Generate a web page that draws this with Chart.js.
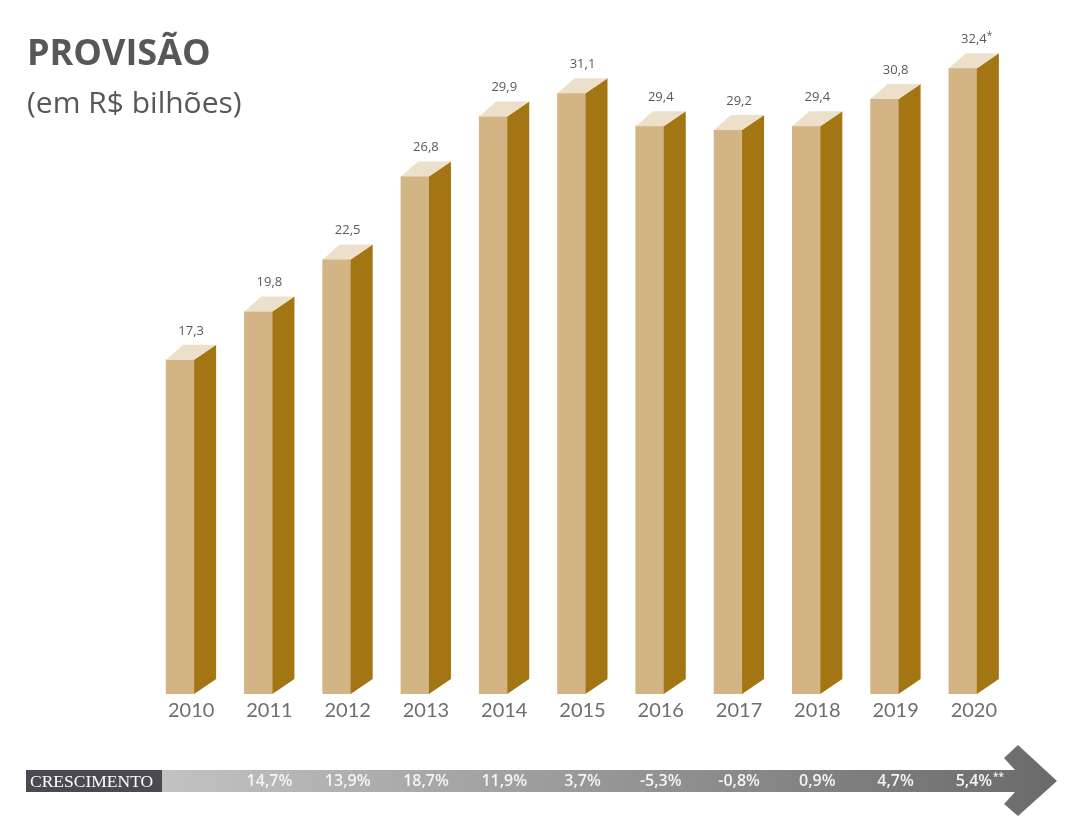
<!DOCTYPE html>
<html lang="pt-BR">
<head>
<meta charset="utf-8">
<title>Provisão</title>
<script src="https://cdn.jsdelivr.net/npm/chart.js@4.4.1/dist/chart.umd.min.js"></script>
<style>
  html, body { margin: 0; padding: 0; background: #ffffff; }
  #wrap { position: relative; width: 1068px; height: 816px; overflow: hidden; }
  #chart { position: absolute; left: 0; top: 0; }
  .titulo {
    position: absolute; left: 27px; top: 34px; margin: 0;
    font-family: "Open Sans", sans-serif; font-weight: 700; font-size: 36px;
    line-height: 1; color: #575757;
  }
  .subtitulo {
    position: absolute; left: 27px; top: 87px; margin: 0;
    font-family: "Open Sans", sans-serif; font-weight: 400; font-size: 30px;
    line-height: 1; color: #575757;
  }
</style>
</head>
<body>
<div id="wrap">
  <canvas id="chart" width="1068" height="816"></canvas>
  <h1 class="titulo">PROVISÃO</h1>
  <p class="subtitulo">(em R$ bilhões)</p>
</div>
<script>
const anos = ['2010', '2011', '2012', '2013', '2014', '2015', '2016', '2017', '2018', '2019', '2020'];
const provisao = [17.3, 19.8, 22.5, 26.8, 29.9, 31.1, 29.4, 29.2, 29.4, 30.8, 32.4];
const provisaoNotas = ['', '', '', '', '', '', '', '', '', '', '*'];
const crescimento = [null, 14.7, 13.9, 18.7, 11.9, 3.7, -5.3, -0.8, 0.9, 4.7, 5.4];
const crescimentoNotas = ['', '', '', '', '', '', '', '', '', '', '**'];

const corFrente = '#d2b485';
const corLado = '#a47613';
const corTopo = '#ede0cb';

// profundidade do efeito 3D
const PROF_X = 22;
const PROF_X_TOPO = 17;
const PROF_Y = 15;
// centro visual da barra (frente + lado)
const DESLOC = 11;

function fmt(v) {
  return v.toFixed(1).replace('.', ',');
}

// desenha lado e topo de cada barra, e o rótulo de valor
const barras3d = {
  id: 'barras3d',
  afterDatasetsDraw(chart) {
    const ctx = chart.ctx;
    const meta = chart.getDatasetMeta(0);
    meta.data.forEach((bar, i) => {
      const half = bar.width / 2;
      const x0 = bar.x - half;
      const x1 = bar.x + half;
      const y = bar.y;
      const base = bar.base;

      ctx.save();
      ctx.fillStyle = corLado;
      ctx.beginPath();
      ctx.moveTo(x1, y);
      ctx.lineTo(x1 + PROF_X, y - PROF_Y);
      ctx.lineTo(x1 + PROF_X, base - PROF_Y);
      ctx.lineTo(x1, base);
      ctx.closePath();
      ctx.fill();

      ctx.fillStyle = corTopo;
      ctx.beginPath();
      ctx.moveTo(x0, y);
      ctx.lineTo(x0 + PROF_X_TOPO, y - PROF_Y);
      ctx.lineTo(x1 + PROF_X, y - PROF_Y);
      ctx.lineTo(x1, y);
      ctx.closePath();
      ctx.fill();

      // rótulo do valor
      const ty = y - PROF_Y - 14;
      const txt = fmt(provisao[i]);
      const nota = provisaoNotas[i];
      ctx.fillStyle = '#595959';
      ctx.textBaseline = 'middle';
      ctx.textAlign = 'left';
      ctx.font = '13px "Open Sans", sans-serif';
      const w = ctx.measureText(txt).width;
      const lx = bar.x + DESLOC - w / 2;
      ctx.fillText(txt, lx, ty);
      if (nota) {
        ctx.font = '10px "Open Sans", sans-serif';
        ctx.fillText(nota, lx + w, ty - 3);
      }
      ctx.restore();
    });
  }
};

// faixa de crescimento com seta
const faixaCrescimento = {
  id: 'faixaCrescimento',
  afterDraw(chart) {
    const ctx = chart.ctx;
    const xs = chart.scales.x;
    const topo = 770, fundo = 792, meio = 781;

    ctx.save();
    const grad = ctx.createLinearGradient(162, 0, 1057, 0);
    grad.addColorStop(0, '#c2c2c2');
    grad.addColorStop(1, '#6a6a6a');
    ctx.fillStyle = grad;
    ctx.beginPath();
    ctx.moveTo(162, topo);
    ctx.lineTo(1015, topo);
    ctx.lineTo(1004, 758);
    ctx.lineTo(1018, 745);
    ctx.lineTo(1057, 781);
    ctx.lineTo(1018, 816);
    ctx.lineTo(1004, 804);
    ctx.lineTo(1015, fundo);
    ctx.lineTo(162, fundo);
    ctx.closePath();
    ctx.fill();

    ctx.fillStyle = '#4a4b50';
    ctx.fillRect(26, topo, 136, fundo - topo);
    ctx.fillStyle = '#ffffff';
    ctx.font = '17.5px "Liberation Serif", serif';
    ctx.textBaseline = 'middle';
    ctx.textAlign = 'left';
    ctx.fillText('CRESCIMENTO', 30, meio + 1);

    ctx.fillStyle = '#f5f5f5';
    crescimento.forEach((v, i) => {
      if (v === null) return;
      const cx = xs.getPixelForValue(i) + DESLOC;
      const txt = fmt(v) + '%';
      ctx.font = '600 16px "Open Sans", sans-serif';
      ctx.textAlign = 'center';
      ctx.fillText(txt, cx, meio);
      const nota = crescimentoNotas[i];
      if (nota) {
        const w = ctx.measureText(txt).width;
        ctx.font = '600 10px "Open Sans", sans-serif';
        ctx.textAlign = 'left';
        ctx.fillText(nota, cx + w / 2 + 1, meio - 4);
      }
    });
    ctx.restore();
  }
};

new Chart(document.getElementById('chart').getContext('2d'), {
  type: 'bar',
  data: {
    labels: anos,
    datasets: [{
      label: 'Provisão',
      data: provisao,
      backgroundColor: corFrente,
      borderWidth: 0,
      barThickness: 28
    }]
  },
  options: {
    responsive: false,
    animation: false,
    layout: {
      padding: { left: 141, right: 66, top: 18, bottom: 82 }
    },
    scales: {
      x: {
        grid: { display: false, drawTicks: false },
        border: { display: false },
        ticks: {
          color: '#6e6e6e',
          font: { family: 'Lato', size: 20, weight: '400' },
          padding: 5,
          labelOffset: DESLOC,
          maxRotation: 0
        },
        afterFit(scale) { scale.height = 40; }
      },
      y: {
        display: false,
        min: 0,
        max: 35
      }
    },
    plugins: {
      legend: { display: false },
      tooltip: { enabled: false },
      title: { display: false }
    }
  },
  plugins: [barras3d, faixaCrescimento]
});
</script>
</body>
</html>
────────
**Aim of the exercise:** Copy every line above word for word and exclude the pictures.

**Written reply:**
Generate a web page that draws this with Chart.js.
<!DOCTYPE html>
<html lang="pt-BR">
<head>
<meta charset="utf-8">
<title>Provisão</title>
<script src="https://cdn.jsdelivr.net/npm/chart.js@4.4.1/dist/chart.umd.min.js"></script>
<style>
  html, body { margin: 0; padding: 0; background: #ffffff; }
  #wrap { position: relative; width: 1068px; height: 816px; overflow: hidden; }
  #chart { position: absolute; left: 0; top: 0; }
  .titulo {
    position: absolute; left: 27px; top: 34px; margin: 0;
    font-family: "Open Sans", sans-serif; font-weight: 700; font-size: 36px;
    line-height: 1; color: #575757;
  }
  .subtitulo {
    position: absolute; left: 27px; top: 87px; margin: 0;
    font-family: "Open Sans", sans-serif; font-weight: 400; font-size: 30px;
    line-height: 1; color: #575757;
  }
</style>
</head>
<body>
<div id="wrap">
  <canvas id="chart" width="1068" height="816"></canvas>
  <h1 class="titulo">PROVISÃO</h1>
  <p class="subtitulo">(em R$ bilhões)</p>
</div>
<script>
const anos = ['2010', '2011', '2012', '2013', '2014', '2015', '2016', '2017', '2018', '2019', '2020'];
const provisao = [17.3, 19.8, 22.5, 26.8, 29.9, 31.1, 29.4, 29.2, 29.4, 30.8, 32.4];
const provisaoNotas = ['', '', '', '', '', '', '', '', '', '', '*'];
const crescimento = [null, 14.7, 13.9, 18.7, 11.9, 3.7, -5.3, -0.8, 0.9, 4.7, 5.4];
const crescimentoNotas = ['', '', '', '', '', '', '', '', '', '', '**'];

const corFrente = '#d2b485';
const corLado = '#a47613';
const corTopo = '#ede0cb';

// profundidade do efeito 3D
const PROF_X = 22;
const PROF_X_TOPO = 17;
const PROF_Y = 15;
// centro visual da barra (frente + lado)
const DESLOC = 11;

function fmt(v) {
  return v.toFixed(1).replace('.', ',');
}

// desenha lado e topo de cada barra, e o rótulo de valor
const barras3d = {
  id: 'barras3d',
  afterDatasetsDraw(chart) {
    const ctx = chart.ctx;
    const meta = chart.getDatasetMeta(0);
    meta.data.forEach((bar, i) => {
      const half = bar.width / 2;
      const x0 = bar.x - half;
      const x1 = bar.x + half;
      const y = bar.y;
      const base = bar.base;

      ctx.save();
      ctx.fillStyle = corLado;
      ctx.beginPath();
      ctx.moveTo(x1, y);
      ctx.lineTo(x1 + PROF_X, y - PROF_Y);
      ctx.lineTo(x1 + PROF_X, base - PROF_Y);
      ctx.lineTo(x1, base);
      ctx.closePath();
      ctx.fill();

      ctx.fillStyle = corTopo;
      ctx.beginPath();
      ctx.moveTo(x0, y);
      ctx.lineTo(x0 + PROF_X_TOPO, y - PROF_Y);
      ctx.lineTo(x1 + PROF_X, y - PROF_Y);
      ctx.lineTo(x1, y);
      ctx.closePath();
      ctx.fill();

      // rótulo do valor
      const ty = y - PROF_Y - 14;
      const txt = fmt(provisao[i]);
      const nota = provisaoNotas[i];
      ctx.fillStyle = '#595959';
      ctx.textBaseline = 'middle';
      ctx.textAlign = 'left';
      ctx.font = '13px "Open Sans", sans-serif';
      const w = ctx.measureText(txt).width;
      const lx = bar.x + DESLOC - w / 2;
      ctx.fillText(txt, lx, ty);
      if (nota) {
        ctx.font = '10px "Open Sans", sans-serif';
        ctx.fillText(nota, lx + w, ty - 3);
      }
      ctx.restore();
    });
  }
};

// faixa de crescimento com seta
const faixaCrescimento = {
  id: 'faixaCrescimento',
  afterDraw(chart) {
    const ctx = chart.ctx;
    const xs = chart.scales.x;
    const topo = 770, fundo = 792, meio = 781;

    ctx.save();
    const grad = ctx.createLinearGradient(162, 0, 1057, 0);
    grad.addColorStop(0, '#c2c2c2');
    grad.addColorStop(1, '#6a6a6a');
    ctx.fillStyle = grad;
    ctx.beginPath();
    ctx.moveTo(162, topo);
    ctx.lineTo(1015, topo);
    ctx.lineTo(1004, 758);
    ctx.lineTo(1018, 745);
    ctx.lineTo(1057, 781);
    ctx.lineTo(1018, 816);
    ctx.lineTo(1004, 804);
    ctx.lineTo(1015, fundo);
    ctx.lineTo(162, fundo);
    ctx.closePath();
    ctx.fill();

    ctx.fillStyle = '#4a4b50';
    ctx.fillRect(26, topo, 136, fundo - topo);
    ctx.fillStyle = '#ffffff';
    ctx.font = '17.5px "Liberation Serif", serif';
    ctx.textBaseline = 'middle';
    ctx.textAlign = 'left';
    ctx.fillText('CRESCIMENTO', 30, meio + 1);

    ctx.fillStyle = '#f5f5f5';
    crescimento.forEach((v, i) => {
      if (v === null) return;
      const cx = xs.getPixelForValue(i) + DESLOC;
      const txt = fmt(v) + '%';
      ctx.font = '600 16px "Open Sans", sans-serif';
      ctx.textAlign = 'center';
      ctx.fillText(txt, cx, meio);
      const nota = crescimentoNotas[i];
      if (nota) {
        const w = ctx.measureText(txt).width;
        ctx.font = '600 10px "Open Sans", sans-serif';
        ctx.textAlign = 'left';
        ctx.fillText(nota, cx + w / 2 + 1, meio - 4);
      }
    });
    ctx.restore();
  }
};

new Chart(document.getElementById('chart').getContext('2d'), {
  type: 'bar',
  data: {
    labels: anos,
    datasets: [{
      label: 'Provisão',
      data: provisao,
      backgroundColor: corFrente,
      borderWidth: 0,
      barThickness: 28
    }]
  },
  options: {
    responsive: false,
    animation: false,
    layout: {
      padding: { left: 141, right: 66, top: 18, bottom: 82 }
    },
    scales: {
      x: {
        grid: { display: false, drawTicks: false },
        border: { display: false },
        ticks: {
          color: '#6e6e6e',
          font: { family: 'Lato', size: 20, weight: '400' },
          padding: 5,
          labelOffset: DESLOC,
          maxRotation: 0
        },
        afterFit(scale) { scale.height = 40; }
      },
      y: {
        display: false,
        min: 0,
        max: 35
      }
    },
    plugins: {
      legend: { display: false },
      tooltip: { enabled: false },
      title: { display: false }
    }
  },
  plugins: [barras3d, faixaCrescimento]
});
</script>
</body>
</html>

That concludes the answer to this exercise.